▶ [What you need to do]: Give every line back verbatim, dropping all images.

--- BEGIN Given material ---

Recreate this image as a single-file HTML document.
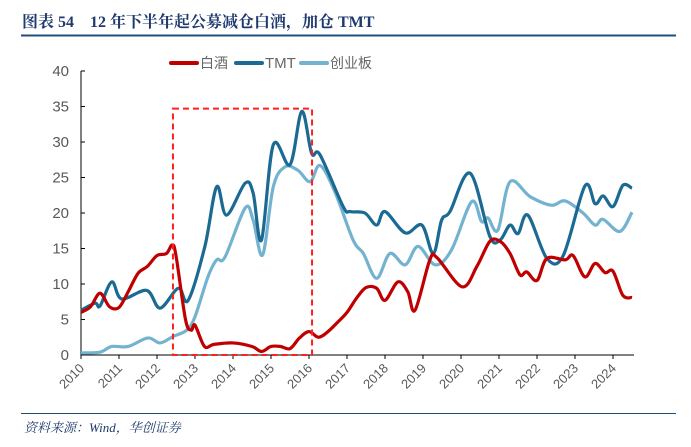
<!DOCTYPE html>
<html><head><meta charset="utf-8"><style>
body{margin:0;background:#fff;width:691px;height:442px;overflow:hidden;font-family:"Liberation Sans","Noto Sans CJK SC",sans-serif}
</style></head><body>
<svg width="691" height="442" xmlns="http://www.w3.org/2000/svg">
<text x="22" y="27" font-family="Liberation Serif,'Noto Serif CJK SC',serif" font-weight="bold" font-size="16" fill="#1f3a6e">图表 54　12 年下半年起公募减仓白酒，加仓 TMT</text>
<line x1="21" y1="35.5" x2="676" y2="35.5" stroke="#1f4e79" stroke-width="2"/>
<g id="legend">
<line x1="171" y1="63" x2="197" y2="63" stroke="#c00000" stroke-width="4" stroke-linecap="round"/>
<text x="200" y="68" font-size="14" fill="#666">白酒</text>
<line x1="236" y1="63" x2="262" y2="63" stroke="#1b6a93" stroke-width="4" stroke-linecap="round"/>
<text x="265" y="68" font-size="15" fill="#666">TMT</text>
<line x1="301" y1="63" x2="327" y2="63" stroke="#74b3cf" stroke-width="4" stroke-linecap="round"/>
<text x="330" y="68" font-size="14" fill="#666">创业板</text>
</g>
<g id="axes"></g>
<g id="series"></g>
<line x1="21" y1="413.5" x2="676" y2="413.5" stroke="#1f4e79" stroke-width="1"/>
<text x="24" y="432" font-size="13" font-style="italic" fill="#1f3a6e" font-family="Liberation Serif,'Noto Serif CJK SC',serif">资料来源：Wind，华创证券</text>
</svg>
<script>
const yTicks=[0,5,10,15,20,25,30,35,40];
const years=[2010,2011,2012,2013,2014,2015,2016,2017,2018,2019,2020,2021,2022,2023,2024];
const baijiuT=[2010.0,2010.25,2010.5,2010.75,2011.0,2011.25,2011.5,2011.75,2012.0,2012.25,2012.4,2012.5,2012.75,2012.9,2013.0,2013.25,2013.5,2014.0,2014.5,2014.75,2015.0,2015.25,2015.5,2015.75,2016.0,2016.25,2016.5,2016.75,2017.0,2017.25,2017.5,2017.78,2018.0,2018.34,2018.6,2018.79,2019.18,2019.37,2020.03,2020.42,2020.76,2021.03,2021.29,2021.55,2021.73,2022.0,2022.26,2022.74,2022.95,2023.26,2023.53,2023.79,2024.0,2024.26,2024.5];
const baijiuV=[6,6.8,8.7,6.8,6.7,9,11.5,12.5,14,14.3,15.5,14,5,3.5,4.2,1.2,1.5,1.7,1.2,0.5,1.2,1.2,0.9,2.4,3.3,2.5,3.3,4.6,6,8,9.5,9.4,7.7,10.3,8.9,6.3,13.4,13.7,9.6,12.5,16,16,14.3,11.3,11.7,10.5,13.6,13.4,14,11,12.9,11.6,11.8,8.4,8.1];
const tmtT=[2010.0,2010.37,2010.5,2010.81,2011.07,2011.73,2012.08,2012.56,2012.82,2013.26,2013.57,2013.83,2014.32,2014.53,2014.75,2015.06,2015.5,2015.81,2016.07,2016.29,2016.9,2017.08,2017.47,2017.78,2018.0,2018.53,2018.97,2019.27,2019.49,2019.71,2020.24,2020.76,2021.03,2021.29,2021.5,2021.76,2022.26,2022.69,2023.26,2023.53,2023.74,2024.0,2024.26,2024.5];
const tmtV=[6.3,7.3,6.9,10.3,7.9,9.1,6.6,9.4,7.7,15.3,23.7,19.7,24.2,22.8,16.2,29.6,26.8,34.3,28.4,28.2,20.9,20.2,20,18.3,20.2,17.2,18.3,14.3,19,20.2,25.6,16.7,16.2,18.3,17.1,19.7,13.6,14,23.8,21.3,22.4,20.9,23.9,23.5];
const cyT=[2010.0,2010.5,2010.81,2011.24,2011.76,2012.08,2012.42,2012.78,2013.0,2013.34,2013.57,2013.79,2014.32,2014.53,2014.78,2015.06,2015.37,2015.71,2016.03,2016.29,2016.68,2017.16,2017.43,2017.78,2018.13,2018.53,2018.87,2019.32,2019.75,2020.28,2020.54,2020.71,2020.97,2021.29,2021.82,2022.38,2022.74,2023.21,2023.53,2023.74,2024.18,2024.5];
const cyV=[0.3,0.4,1.2,1.2,2.4,1.7,2.6,3.5,5.4,11,13.4,13.8,20.7,19,14.1,23.7,26.5,26,24.4,26.7,23,16.2,14.3,10.8,14.3,12.7,15.3,12.7,14.8,21.6,18.8,19.3,17.6,24.4,22.3,21.1,21.7,20,18.3,19.1,17.4,20.1];
const boxRange=[2012.42,2016.08,34.7];
const X0=81,PX=38,Y0=355,PY=7.1,XEND=634;
function xs(t){return X0+(t-2010)*PX;}
function ys(v){return Y0-v*PY;}
const NS="http://www.w3.org/2000/svg";
function mk(tag,a,p){const e=document.createElementNS(NS,tag);for(const k in a)e.setAttribute(k,a[k]);p.appendChild(e);return e;}
const ax=document.getElementById('axes');
let yl=mk('line',{x1:X0,y1:ys(40),x2:X0,y2:Y0,stroke:'#000','stroke-width':1},ax);


let xl=mk('line',{x1:X0,y1:Y0,x2:XEND,y2:Y0,stroke:'#000','stroke-width':1},ax);


yTicks.forEach(v=>{
 const tk=mk('line',{x1:X0,y1:ys(v),x2:X0+4,y2:ys(v),stroke:'#000'},ax);
 
 
 const t=mk('text',{x:X0-12,y:ys(v)+5,'text-anchor':'end','font-size':15,fill:'#595959'},ax);
 t.textContent=v;
 
 
});
years.forEach(y=>{
 const x=xs(y);
 const tk=mk('line',{x1:x,y1:Y0,x2:x,y2:Y0+4,stroke:'#000'},ax);
 
 
 const t=mk('text',{x:x+4,y:Y0+14,'text-anchor':'end','font-size':13,fill:'#595959',transform:`rotate(-45 ${x+4} ${Y0+14})`},ax);
 t.textContent=y;
 
 
});
function pathOf(T,V){
 const P=T.map((t,i)=>[xs(t),ys(V[i])]);
 let d=`M${P[0][0]},${P[0][1]}`;
 for(let i=0;i<P.length-1;i++){
  const p0=P[i-1]||P[i],p1=P[i],p2=P[i+1],p3=P[i+2]||p2;
  const c1=[p1[0]+(p2[0]-p0[0])/6,p1[1]+(p2[1]-p0[1])/6];
  const c2=[p2[0]-(p3[0]-p1[0])/6,p2[1]-(p3[1]-p1[1])/6];
  d+=` C${c1[0]},${c1[1]} ${c2[0]},${c2[1]} ${p2[0]},${p2[1]}`;
 }
 return d;
}
const sg=document.getElementById('series');
let s1=mk('path',{d:pathOf(cyT,cyV),fill:'none',stroke:'#74b3cf','stroke-width':3.2,'stroke-linejoin':'round'},sg);


let s2=mk('path',{d:pathOf(tmtT,tmtV),fill:'none',stroke:'#1b6a93','stroke-width':3.2,'stroke-linejoin':'round'},sg);


let s3=mk('path',{d:pathOf(baijiuT,baijiuV),fill:'none',stroke:'#c00000','stroke-width':3.2,'stroke-linejoin':'round'},sg);


let bx=mk('rect',{x:xs(boxRange[0]),y:ys(boxRange[2]),width:xs(boxRange[1])-xs(boxRange[0]),height:Y0-ys(boxRange[2]),fill:'none',stroke:'#ff1f1f','stroke-width':2,'stroke-dasharray':'6,4'},sg);


</script>
</body></html>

--- END Given material ---

▶ [Result]:
Recreate this image as a single-file HTML document.
<!DOCTYPE html>
<html><head><meta charset="utf-8"><style>
body{margin:0;background:#fff;width:691px;height:442px;overflow:hidden;font-family:"Liberation Sans","Noto Sans CJK SC",sans-serif}
</style></head><body>
<svg width="691" height="442" xmlns="http://www.w3.org/2000/svg">
<text x="22" y="27" font-family="Liberation Serif,'Noto Serif CJK SC',serif" font-weight="bold" font-size="16" fill="#1f3a6e">图表 54　12 年下半年起公募减仓白酒，加仓 TMT</text>
<line x1="21" y1="35.5" x2="676" y2="35.5" stroke="#1f4e79" stroke-width="2"/>
<g id="legend">
<line x1="171" y1="63" x2="197" y2="63" stroke="#c00000" stroke-width="4" stroke-linecap="round"/>
<text x="200" y="68" font-size="14" fill="#666">白酒</text>
<line x1="236" y1="63" x2="262" y2="63" stroke="#1b6a93" stroke-width="4" stroke-linecap="round"/>
<text x="265" y="68" font-size="15" fill="#666">TMT</text>
<line x1="301" y1="63" x2="327" y2="63" stroke="#74b3cf" stroke-width="4" stroke-linecap="round"/>
<text x="330" y="68" font-size="14" fill="#666">创业板</text>
</g>
<g id="axes"></g>
<g id="series"></g>
<line x1="21" y1="413.5" x2="676" y2="413.5" stroke="#1f4e79" stroke-width="1"/>
<text x="24" y="432" font-size="13" font-style="italic" fill="#1f3a6e" font-family="Liberation Serif,'Noto Serif CJK SC',serif">资料来源：Wind，华创证券</text>
</svg>
<script>
const yTicks=[0,5,10,15,20,25,30,35,40];
const years=[2010,2011,2012,2013,2014,2015,2016,2017,2018,2019,2020,2021,2022,2023,2024];
const baijiuT=[2010.0,2010.25,2010.5,2010.75,2011.0,2011.25,2011.5,2011.75,2012.0,2012.25,2012.4,2012.5,2012.75,2012.9,2013.0,2013.25,2013.5,2014.0,2014.5,2014.75,2015.0,2015.25,2015.5,2015.75,2016.0,2016.25,2016.5,2016.75,2017.0,2017.25,2017.5,2017.78,2018.0,2018.34,2018.6,2018.79,2019.18,2019.37,2020.03,2020.42,2020.76,2021.03,2021.29,2021.55,2021.73,2022.0,2022.26,2022.74,2022.95,2023.26,2023.53,2023.79,2024.0,2024.26,2024.5];
const baijiuV=[6,6.8,8.7,6.8,6.7,9,11.5,12.5,14,14.3,15.5,14,5,3.5,4.2,1.2,1.5,1.7,1.2,0.5,1.2,1.2,0.9,2.4,3.3,2.5,3.3,4.6,6,8,9.5,9.4,7.7,10.3,8.9,6.3,13.4,13.7,9.6,12.5,16,16,14.3,11.3,11.7,10.5,13.6,13.4,14,11,12.9,11.6,11.8,8.4,8.1];
const tmtT=[2010.0,2010.37,2010.5,2010.81,2011.07,2011.73,2012.08,2012.56,2012.82,2013.26,2013.57,2013.83,2014.32,2014.53,2014.75,2015.06,2015.5,2015.81,2016.07,2016.29,2016.9,2017.08,2017.47,2017.78,2018.0,2018.53,2018.97,2019.27,2019.49,2019.71,2020.24,2020.76,2021.03,2021.29,2021.5,2021.76,2022.26,2022.69,2023.26,2023.53,2023.74,2024.0,2024.26,2024.5];
const tmtV=[6.3,7.3,6.9,10.3,7.9,9.1,6.6,9.4,7.7,15.3,23.7,19.7,24.2,22.8,16.2,29.6,26.8,34.3,28.4,28.2,20.9,20.2,20,18.3,20.2,17.2,18.3,14.3,19,20.2,25.6,16.7,16.2,18.3,17.1,19.7,13.6,14,23.8,21.3,22.4,20.9,23.9,23.5];
const cyT=[2010.0,2010.5,2010.81,2011.24,2011.76,2012.08,2012.42,2012.78,2013.0,2013.34,2013.57,2013.79,2014.32,2014.53,2014.78,2015.06,2015.37,2015.71,2016.03,2016.29,2016.68,2017.16,2017.43,2017.78,2018.13,2018.53,2018.87,2019.32,2019.75,2020.28,2020.54,2020.71,2020.97,2021.29,2021.82,2022.38,2022.74,2023.21,2023.53,2023.74,2024.18,2024.5];
const cyV=[0.3,0.4,1.2,1.2,2.4,1.7,2.6,3.5,5.4,11,13.4,13.8,20.7,19,14.1,23.7,26.5,26,24.4,26.7,23,16.2,14.3,10.8,14.3,12.7,15.3,12.7,14.8,21.6,18.8,19.3,17.6,24.4,22.3,21.1,21.7,20,18.3,19.1,17.4,20.1];
const boxRange=[2012.42,2016.08,34.7];
const X0=81,PX=38,Y0=355,PY=7.1,XEND=634;
function xs(t){return X0+(t-2010)*PX;}
function ys(v){return Y0-v*PY;}
const NS="http://www.w3.org/2000/svg";
function mk(tag,a,p){const e=document.createElementNS(NS,tag);for(const k in a)e.setAttribute(k,a[k]);p.appendChild(e);return e;}
const ax=document.getElementById('axes');
let yl=mk('line',{x1:X0,y1:ys(40),x2:X0,y2:Y0,stroke:'#000','stroke-width':1},ax);


let xl=mk('line',{x1:X0,y1:Y0,x2:XEND,y2:Y0,stroke:'#000','stroke-width':1},ax);


yTicks.forEach(v=>{
 const tk=mk('line',{x1:X0,y1:ys(v),x2:X0+4,y2:ys(v),stroke:'#000'},ax);
 
 
 const t=mk('text',{x:X0-12,y:ys(v)+5,'text-anchor':'end','font-size':15,fill:'#595959'},ax);
 t.textContent=v;
 
 
});
years.forEach(y=>{
 const x=xs(y);
 const tk=mk('line',{x1:x,y1:Y0,x2:x,y2:Y0+4,stroke:'#000'},ax);
 
 
 const t=mk('text',{x:x+4,y:Y0+14,'text-anchor':'end','font-size':13,fill:'#595959',transform:`rotate(-45 ${x+4} ${Y0+14})`},ax);
 t.textContent=y;
 
 
});
function pathOf(T,V){
 const P=T.map((t,i)=>[xs(t),ys(V[i])]);
 let d=`M${P[0][0]},${P[0][1]}`;
 for(let i=0;i<P.length-1;i++){
  const p0=P[i-1]||P[i],p1=P[i],p2=P[i+1],p3=P[i+2]||p2;
  const c1=[p1[0]+(p2[0]-p0[0])/6,p1[1]+(p2[1]-p0[1])/6];
  const c2=[p2[0]-(p3[0]-p1[0])/6,p2[1]-(p3[1]-p1[1])/6];
  d+=` C${c1[0]},${c1[1]} ${c2[0]},${c2[1]} ${p2[0]},${p2[1]}`;
 }
 return d;
}
const sg=document.getElementById('series');
let s1=mk('path',{d:pathOf(cyT,cyV),fill:'none',stroke:'#74b3cf','stroke-width':3.2,'stroke-linejoin':'round'},sg);


let s2=mk('path',{d:pathOf(tmtT,tmtV),fill:'none',stroke:'#1b6a93','stroke-width':3.2,'stroke-linejoin':'round'},sg);


let s3=mk('path',{d:pathOf(baijiuT,baijiuV),fill:'none',stroke:'#c00000','stroke-width':3.2,'stroke-linejoin':'round'},sg);


let bx=mk('rect',{x:xs(boxRange[0]),y:ys(boxRange[2]),width:xs(boxRange[1])-xs(boxRange[0]),height:Y0-ys(boxRange[2]),fill:'none',stroke:'#ff1f1f','stroke-width':2,'stroke-dasharray':'6,4'},sg);


</script>
</body></html>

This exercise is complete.